[Code that draws figures]
— Begin —
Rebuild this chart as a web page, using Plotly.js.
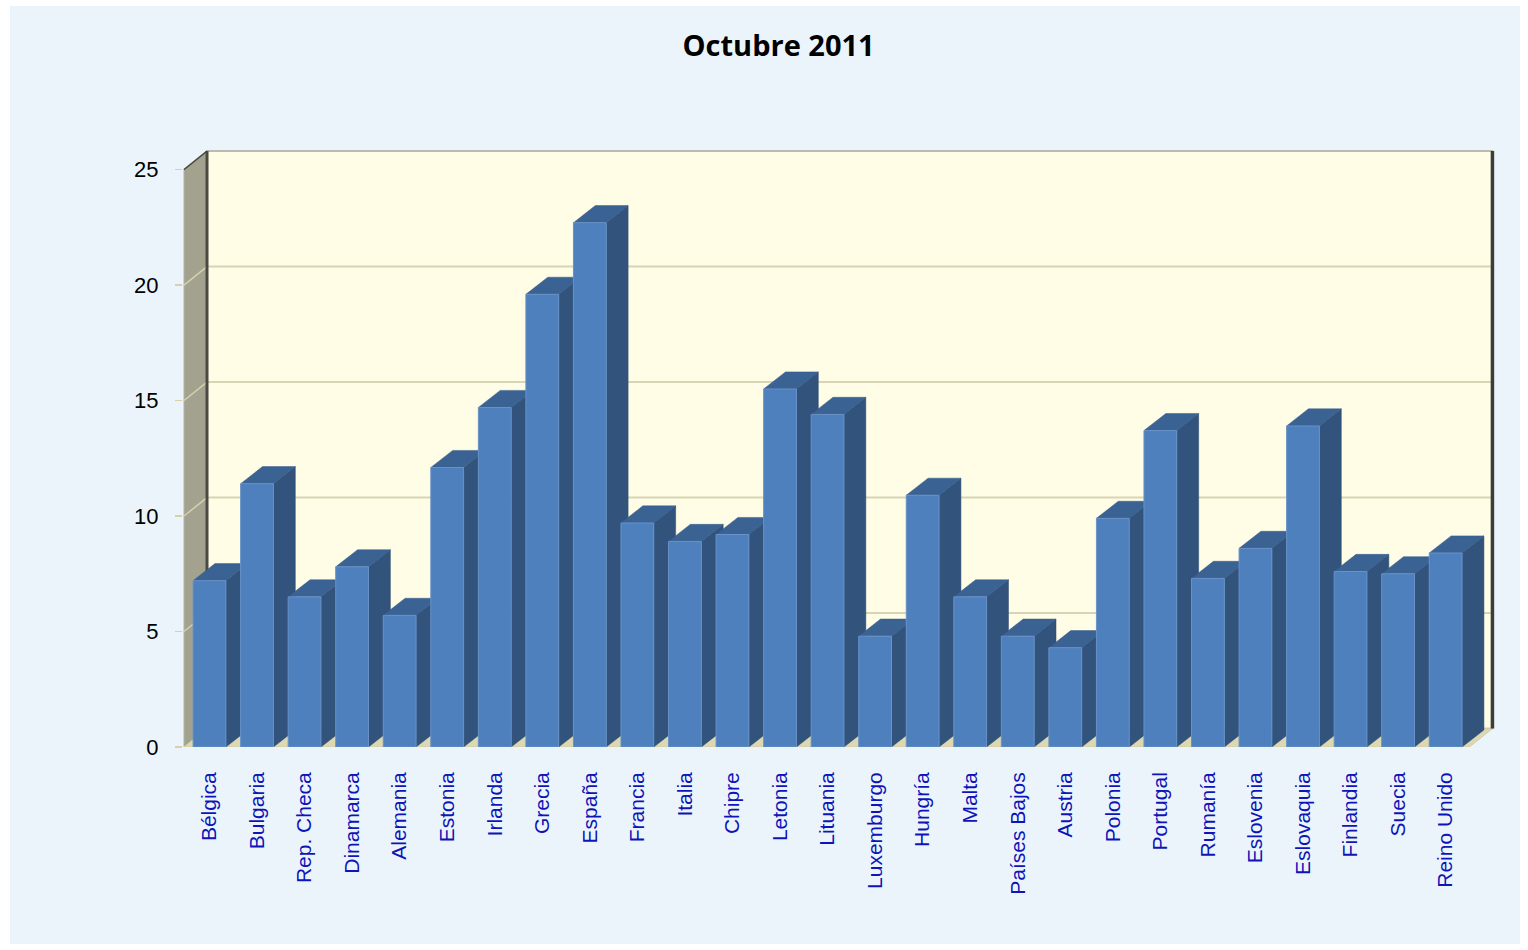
<!DOCTYPE html>
<html>
<head>
<meta charset="utf-8">
<script src="https://cdn.plot.ly/plotly-3.0.1.min.js"></script>
<style>
  html, body { margin:0; padding:0; background:#ffffff; }
  #chart { position:absolute; left:10px; top:6px; width:1510px; height:938px; }
</style>
</head>
<body>
<div id="chart"></div>
<script>
// ---- Data ----
const categories = ["Bélgica","Bulgaria","Rep. Checa","Dinamarca","Alemania","Estonia","Irlanda","Grecia","España","Francia","Italia","Chipre","Letonia","Lituania","Luxemburgo","Hungría","Malta","Países Bajos","Austria","Polonia","Portugal","Rumanía","Eslovenia","Eslovaquia","Finlandia","Suecia","Reino Unido"];
const values = [7.2, 11.4, 6.5, 7.8, 5.7, 12.1, 14.7, 19.6, 22.7, 9.7, 8.9, 9.2, 15.5, 14.4, 4.8, 10.9, 6.5, 4.8, 4.3, 9.9, 13.7, 7.3, 8.6, 13.9, 7.6, 7.5, 8.4];
const yTicks = [0, 5, 10, 15, 20, 25];
const titleText = "Octubre 2011";

// ---- 3D look parameters (in axis units) ----
const idx = categories.map((c, i) => i);
const barW = 0.69;
const bdx = 0.46, bdy = 0.74;     // bar depth offset
const wdx = 0.484, wdy = 0.80;    // wall depth offset
const x0 = -0.536, x1 = 26.5;     // floor front edge
const yMax = 25;

function path(pts) {
  return "M" + pts.map(p => p[0] + "," + p[1]).join(" L") + " Z";
}

const shapes = [];
// back wall
shapes.push({type:"path", layer:"below", xref:"x", yref:"y",
  path: path([[x0+wdx, wdy],[x1+wdx, wdy],[x1+wdx, yMax+wdy],[x0+wdx, yMax+wdy]]),
  fillcolor:"#fffde6", line:{color:"#a8a898", width:1.5}});
// left wall
shapes.push({type:"path", layer:"below", xref:"x", yref:"y",
  path: path([[x0, 0],[x0+wdx, wdy],[x0+wdx, yMax+wdy],[x0, yMax]]),
  fillcolor:"#a2a28e", line:{color:"#b4b4a6", width:1}});
// floor
shapes.push({type:"path", layer:"below", xref:"x", yref:"y",
  path: path([[x0, 0],[x1, 0],[x1+wdx, wdy],[x0+wdx, wdy]]),
  fillcolor:"#dcd8b2", line:{color:"#d2cca6", width:1}});
// gridlines on back wall and left wall
yTicks.forEach(v => {
  if (v === 0) return;
  if (v < yMax) {
    shapes.push({type:"line", layer:"below", xref:"x", yref:"y",
      x0:x0+wdx, x1:x1+wdx, y0:v+wdy, y1:v+wdy, line:{color:"#d8d4b6", width:2}});
  }
  shapes.push({type:"line", layer:"below", xref:"x", yref:"y",
    x0:x0, x1:x0+wdx, y0:v, y1:v+wdy, line:{color:"#d6d0b0", width:1.5}});
});
// dark edges
shapes.push({type:"line", layer:"below", xref:"x", yref:"y",
  x0:x0+wdx, x1:x0+wdx, y0:wdy, y1:yMax+wdy, line:{color:"#4a4a44", width:3}});
shapes.push({type:"line", layer:"below", xref:"x", yref:"y",
  x0:x1+wdx, x1:x1+wdx, y0:wdy, y1:yMax+wdy, line:{color:"#3c3c38", width:3.5}});
shapes.push({type:"line", layer:"below", xref:"x", yref:"y",
  x0:x0, x1:x0+wdx, y0:yMax, y1:yMax+wdy, line:{color:"#4a4a44", width:1.5}});

// bar side & top faces computed from data
idx.forEach(i => {
  const v = values[i];
  const l = i - barW/2, r = i + barW/2;
  shapes.push({type:"path", layer:"below", xref:"x", yref:"y",
    path: path([[r, 0],[r, v],[r+bdx, v+bdy],[r+bdx, bdy]]),
    fillcolor:"#31537c", line:{color:"#2d4c72", width:0.5}});
  shapes.push({type:"path", layer:"below", xref:"x", yref:"y",
    path: path([[l, v],[r, v],[r+bdx, v+bdy],[l+bdx, v+bdy]]),
    fillcolor:"#3a6394", line:{color:"#35598a", width:0.5}});
});

const trace = {
  type:"bar",
  x: idx,
  y: values,
  width: barW,
  marker:{color:"#4e80bd", line:{color:"#6892c8", width:1}},
  hovertemplate:"%{text}: %{y}<extra></extra>",
  text: categories,
  textposition:"none"
};

const layout = {
  width:1510, height:938,
  margin:{l:173, r:23, t:134, b:197},
  paper_bgcolor:"#ecf4fb",
  plot_bgcolor:"rgba(0,0,0,0)",
  showlegend:false,
  title:{text:titleText, x:0.509, xref:"container", xanchor:"center",
         y:0.957, yref:"container", yanchor:"middle",
         font:{family:"Open Sans, sans-serif", size:29, color:"#000000", weight:"bold"}},
  xaxis:{
    range:[-0.557, 27.08],
    tickmode:"array", tickvals: idx, ticktext: categories,
    tickangle:-90, ticks:"", ticklabelstandoff:20,
    tickfont:{family:"Liberation Sans, Arial, sans-serif", size:21, color:"#0d14b8"},
    showgrid:false, zeroline:false, showline:false, fixedrange:true
  },
  yaxis:{
    range:[0, 26.28],
    tickmode:"array", tickvals: yTicks,
    ticks:"outside", ticklen:7, tickcolor:"#dccfa8", tickwidth:1.5,
    ticklabelstandoff:12,
    tickfont:{family:"Liberation Sans, Arial, sans-serif", size:22, color:"#000000"},
    showgrid:false, zeroline:false, showline:false,
    fixedrange:true
  },
  shapes: shapes
};

Plotly.newPlot("chart", [trace], layout, {displayModeBar:false, staticPlot:true});
</script>
</body>
</html>
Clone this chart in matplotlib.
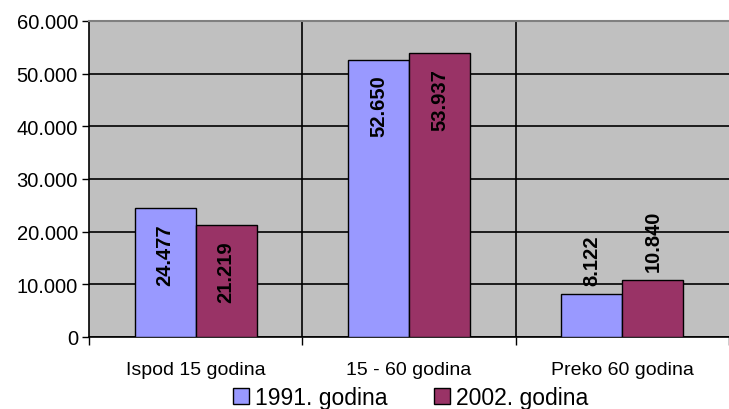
import matplotlib.pyplot as plt
from matplotlib.lines import Line2D
from matplotlib.ticker import FuncFormatter

plt.rcParams["font.family"] = ["Liberation Sans", "DejaVu Sans"]

# podaci
categories = ["Ispod 15 godina", "15 - 60 godina", "Preko 60 godina"]
series_names = ["1991. godina", "2002. godina"]
values_1991 = [24477, 52650, 8122]
values_2002 = [21219, 53937, 10840]
colors = ["#9999FF", "#993366"]

fig = plt.figure(figsize=(7.29, 4.10), dpi=100)
ax = fig.add_axes([89 / 729, 1 - 338 / 410, 640 / 729, (338 - 22) / 410])
ax.set_facecolor("#C0C0C0")

width = 0.286
x = list(range(len(categories)))
for i, (vals, col) in enumerate(zip([values_1991, values_2002], colors)):
    pos = [p + (i - 0.5) * width for p in x]
    ax.bar(pos, vals, width, color=col, edgecolor="black", linewidth=1, zorder=3)
    for p, v in zip(pos, vals):
        txt = f"{v:,}".replace(",", ".")
        if v > 15000:
            ax.annotate(txt, (p, v), xytext=(0, -15), textcoords="offset pixels",
                        rotation=90, ha="center", va="top", fontsize=14.5,
                        fontweight="bold", zorder=4)
        else:
            ax.annotate(txt, (p, v), xytext=(0, 9), textcoords="offset pixels",
                        rotation=90, ha="center", va="bottom", fontsize=14.5,
                        fontweight="bold", zorder=4)

ax.set_ylim(0, 60000)
ax.set_yticks(range(0, 60001, 10000))
ax.yaxis.set_major_formatter(FuncFormatter(lambda v, p: f"{int(v):,}".replace(",", ".")))
ax.yaxis.grid(True, color="black", linewidth=1.2, zorder=1)
ax.tick_params(axis="y", direction="out", length=5, width=1, labelsize=14.5, pad=3)

ax.set_xlim(-0.5, 2.452)
ax.set_xticks([-0.5, 0.5, 1.5, 2.5])
ax.set_xticklabels([])
ax.tick_params(axis="x", which="major", direction="out", length=6, width=1)
ax.set_xticks(x, minor=True)
ax.set_xticklabels(categories, minor=True)
ax.tick_params(axis="x", which="minor", length=0, labelsize=14, pad=17)
for b in [0.5, 1.5]:
    ax.axvline(b, color="black", linewidth=1.2, zorder=1)

ax.spines["top"].set_color("#808080")
ax.spines["top"].set_linewidth(1.5)
ax.spines["right"].set_visible(False)
ax.spines["left"].set_linewidth(1.2)
ax.spines["bottom"].set_linewidth(1.2)

handles = [Line2D([], [], marker="s", linestyle="none", markersize=11,
                  markerfacecolor=c, markeredgecolor="black") for c in colors]
fig.legend(handles, series_names, loc="center", bbox_to_anchor=(410 / 729, 1 - 399 / 410),
           ncol=2, frameon=False, fontsize=16.5, handletextpad=0.2, columnspacing=2.0,
           borderpad=0, handlelength=0.8)

fig.savefig("out.png", dpi=100)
— End —
_DIRECTIONS FOR THIS TASK_
Restate word for word only the lines from where the entries begin through the one with "const yMax = 25;"; omit the pictures.

_RESULT FOR THIS EXERCISE_
Rebuild this chart as a web page, using Plotly.js.
<!DOCTYPE html>
<html>
<head>
<meta charset="utf-8">
<script src="https://cdn.plot.ly/plotly-3.0.1.min.js"></script>
<style>
  html, body { margin:0; padding:0; background:#ffffff; }
  #chart { position:absolute; left:10px; top:6px; width:1510px; height:938px; }
</style>
</head>
<body>
<div id="chart"></div>
<script>
// ---- Data ----
const categories = ["Bélgica","Bulgaria","Rep. Checa","Dinamarca","Alemania","Estonia","Irlanda","Grecia","España","Francia","Italia","Chipre","Letonia","Lituania","Luxemburgo","Hungría","Malta","Países Bajos","Austria","Polonia","Portugal","Rumanía","Eslovenia","Eslovaquia","Finlandia","Suecia","Reino Unido"];
const values = [7.2, 11.4, 6.5, 7.8, 5.7, 12.1, 14.7, 19.6, 22.7, 9.7, 8.9, 9.2, 15.5, 14.4, 4.8, 10.9, 6.5, 4.8, 4.3, 9.9, 13.7, 7.3, 8.6, 13.9, 7.6, 7.5, 8.4];
const yTicks = [0, 5, 10, 15, 20, 25];
const titleText = "Octubre 2011";

// ---- 3D look parameters (in axis units) ----
const idx = categories.map((c, i) => i);
const barW = 0.69;
const bdx = 0.46, bdy = 0.74;     // bar depth offset
const wdx = 0.484, wdy = 0.80;    // wall depth offset
const x0 = -0.536, x1 = 26.5;     // floor front edge
const yMax = 25;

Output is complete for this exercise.